Invisible Sun. Nguyên nails one problem with this well-written, never-before-published book, which is that its main character (clearly modeled on the author) is very unlikable. For a couple of hundred pages we share the childhood memories and late adolescent thoughts of this brilliant, poetic, obsessive, self-absorbed young jerk who, the first time he falls in love and is rejected, must [SPOILERS} kill the girl and himself, bringing his (and the reader's) agony to a merciful end. The book intriguingly chronicles the bohemian smart set in the US upper midwest during the Jazz Age.

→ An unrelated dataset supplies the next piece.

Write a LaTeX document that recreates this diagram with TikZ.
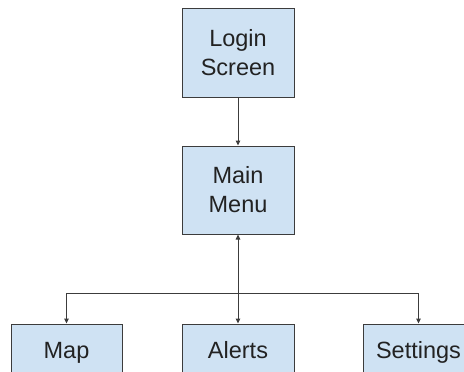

F. Scott Fitzgerald's Paris debaucheries have nothing on Wandrei's description of the "pyjama party" that unravels our narrator's life. This is real '60s swinger stuff, taking place in the 1920s. Wandrei's friends in the fantasy community (particularly August Derleth) were so critical of this book that Wandrei permanently shelved it. Structure-wise, it could use some tightening but for present-day readers, it is an intense document of a recluse-in-the-making who didn't kill himself, a man clearly aware of Modern literature but lacking a "circle" that could nurture this kind of writing.

Wandrei wrote Invisible Sun while living in New York City, and he worked for Dutton and other publishers, but he cites as literary inspirations Arthur Machen's The Hill of Dreams and the poetry of fellow fantasist Clark Ashton Smith, as opposed to Hemingway, Faulkner, et al. Wandrei also mentions Swinburne in the book and seems more generally drawn to the Romantic tradition than the strain of factual, existentialist-style writing emerging in the '20s, yet his book has changes of tone and narrative voice as self-conscious as some of Faulkner's experiments. Invisible Sun is modernist in its fragmented, kaleidoscopic style and intermittent use of stream of consciousness but outsider-ish in its lack of participation in a critical tradition where those disjunctions could be understood and evaluated. They seem to be ideas Wandrei plucked out of the air.

We read the fantasy pulps today for their flights of wild poetic description and links to the Gothic tradition and those are Wandrei's strong suits as a writer, with added increments of science-fiction rationalism making the narratives more plausible, a la Lovecraft. A memorable passage in Dead Titans describes a vault deep under that British cemetery where the narrator discovers an enormous heap of human bones. For close to a page, his scientist's eye keeps spotting older and older specimens of skeletons in the pile, and he takes us on a tour of superhuman observation going back hundreds of thousands of years before recorded time into the realms of various ape-like proto-humans, presumably all victims of sacrifice or self-sacrifice. This is a marvelously creepy way to depict ancient evils, dwarfing literate humanity's pitiful, striving seconds on the geological clock.